What more can Paul say? There is no evidence that this will happen — there is only the promise of God, but he is more faithful than evidence is. So Paul launches into a section of praise. It is a call to theological and intellectual humility — and it is also a reminder that theology, if done correctly, should always lead us to praise and worship. Whenever we catch a glimpse of what God has done or is doing, we should respond with awe and thanksgiving.
Paul started this chapter by talking about human failure, but he ends by praising the God who can be counted on to succeed:
Oh, the depth of the riches of the
wisdom and knowledge of God!
How unsearchable his judgments,
and his paths beyond tracing out!
"Who has known the mind of the Lord?
Or who has been his counselor?" [Isaiah 40:13]
"Who has ever given to God,
that God should repay them?"[Job 41:11]
For from him and through him and for him are all things.
To him be the glory forever! Amen (vv. 33-36).

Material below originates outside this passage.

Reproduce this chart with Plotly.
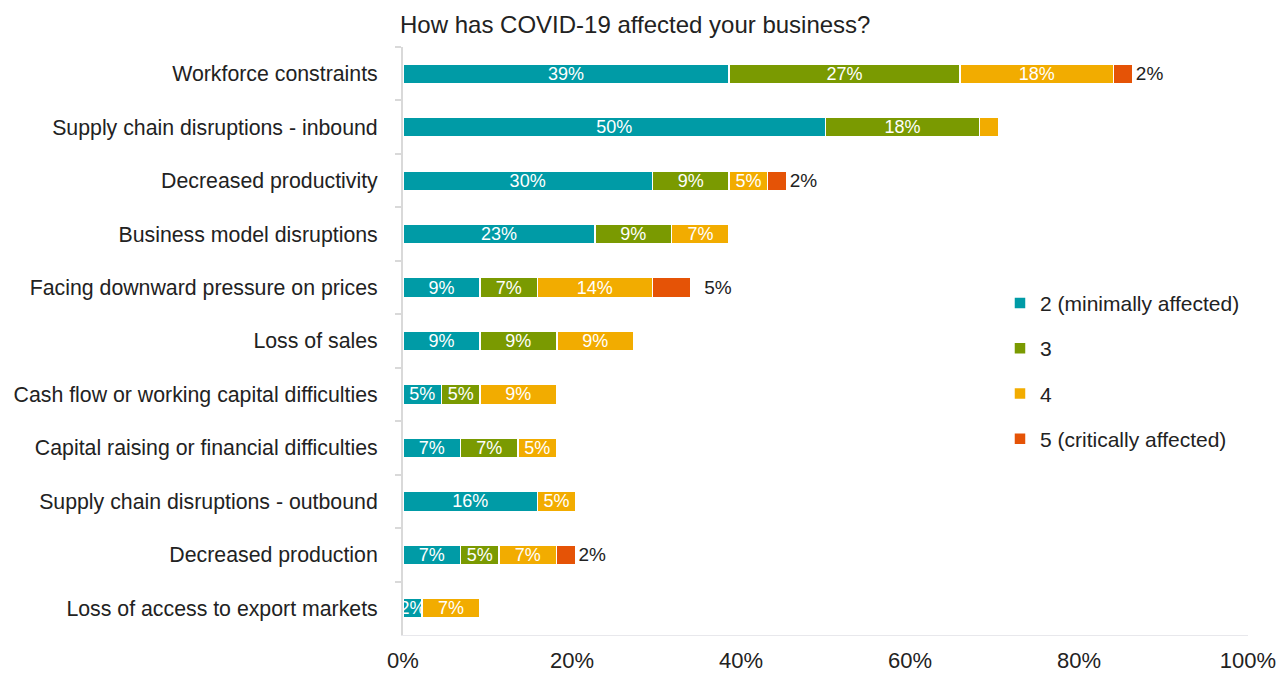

Praise God, who in his grace saves both Jews and Gentiles! He is faithful to his people, and his purpose will stand.
Questions for application
Are there people today who claim to be part of God’s people, and yet seem to ignore him? Would Paul hold out hope for them?
Do people reject the gospel by their own choice (10:21) or because God has blinded them (11:8)?
Can envy really cause people to turn to Christ (v. 13)?
Have I ever felt superior to unbelievers (v. 18)?
Does Paul want me to be confident (8:38-39) or to tremble (11:20)?
When I think about what God has done in my life, do I respond with praise (vv. 33-36)? What would my poem say?